The debut deployment aboard long-range submarines, known as boomers, is a landmark in U.S. nuclear weapons policy. It is the first major addition to the strategic nuclear arsenal in recent decades and is a departure from the Obama administration’s policy of lessening dependence on nuclear weapons in pursuit of a nuclear-free world.
In confirming the missile deployment to The Associated Press, the Pentagon’s top policy official asserted that the weapon makes Americans safer by making nuclear war less likely. Critics, including some Democrats in Congress, call it a dangerous excess that increases the risk of war.
John Rood, the undersecretary of defense for policy, said in an AP interview Monday that adding the “low-yield” warhead, known as the W76-2, to submarines which tote Trident II ballistic missiles lowers the risk of nuclear war. He said the United States will continue its stated policy of using nuclear weapons only in “extraordinary circumstances.” He also said the warhead will help the United States dissuade Russia from risking launching a limited nuclear conflict.
“This supplemental capability strengthens deterrence and provides the United States a prompt, more survivable low-yield strategic weapon,” Rood said, adding that it supports the U.S. commitment to deter attacks against allies, and “demonstrates to potential adversaries that there is no advantage to limited nuclear employment because the United States can credibly and decisively respond to any threat scenario.”
Rood declined to provide details about the deployment, including when or where the deployment began; all details, he said, are classified secret. The deployment was reported last week by the Federation of American Scientists, citing anonymous sources and reporting that it was believed to have begun in the final weeks of 2019 with an Atlantic deployment of the USS Tennessee.
Adding the W76-2 fits President Donald Trump’s stated interest in beefing up the nuclear arsenal, although he has not commented on this specific weapon. His administration is committed to a broader, costly modernization of the nuclear force.
The essence of critics’ argument against the low-yield weapon is that it makes the world less safe because it offers decision-makers another option for using a nuclear weapon in a conflict that could then escalate to a full-blown nuclear war. They also contend that lower-yield air-launched nuclear weapons already in the U.S. arsenal make the W76-2 redundant.

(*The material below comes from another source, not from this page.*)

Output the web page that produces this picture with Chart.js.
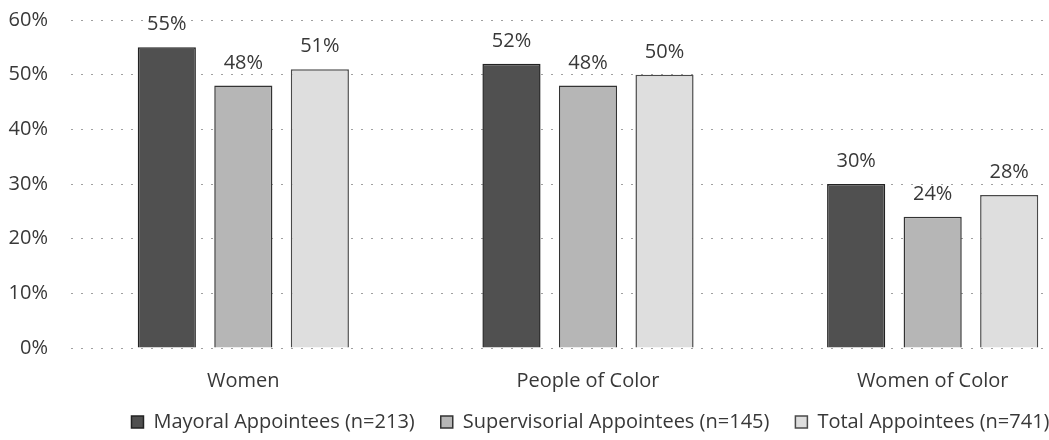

Rood, however, said the submarine-launched low-yield missile is important because it can more reliably penetrate air defenses than could an airplane armed with nuclear weapons.
The W76-2 is the Trump administration’s answer to what it calls a Russian misconception of an exploitable “gap” in U.S. nuclear capabilities. By deploying missiles at sea with a lower nuclear yield, or destructive power, the administration aims to dissuade Moscow from thinking it could “win” a war in Europe, for example, by firing its own low-yield nuclear weapon first, forcing Washington and its NATO allies to either commit to full-scale nuclear war or capitulate.
The yield, or destructive power, of the W76-2 is classified. Experts say it may be about 5 kilotons, or roughly one-third the destructive power of the “Little Boy” nuclear bomb the United States dropped on Hiroshima, Japan, in the final days of World War II, killing tens of thousands of people. By comparison, the missile that has been deploying aboard strategic submarines for decades has carried the 90-kiloton W76 warhead and the 475-kiloton W88 warhead.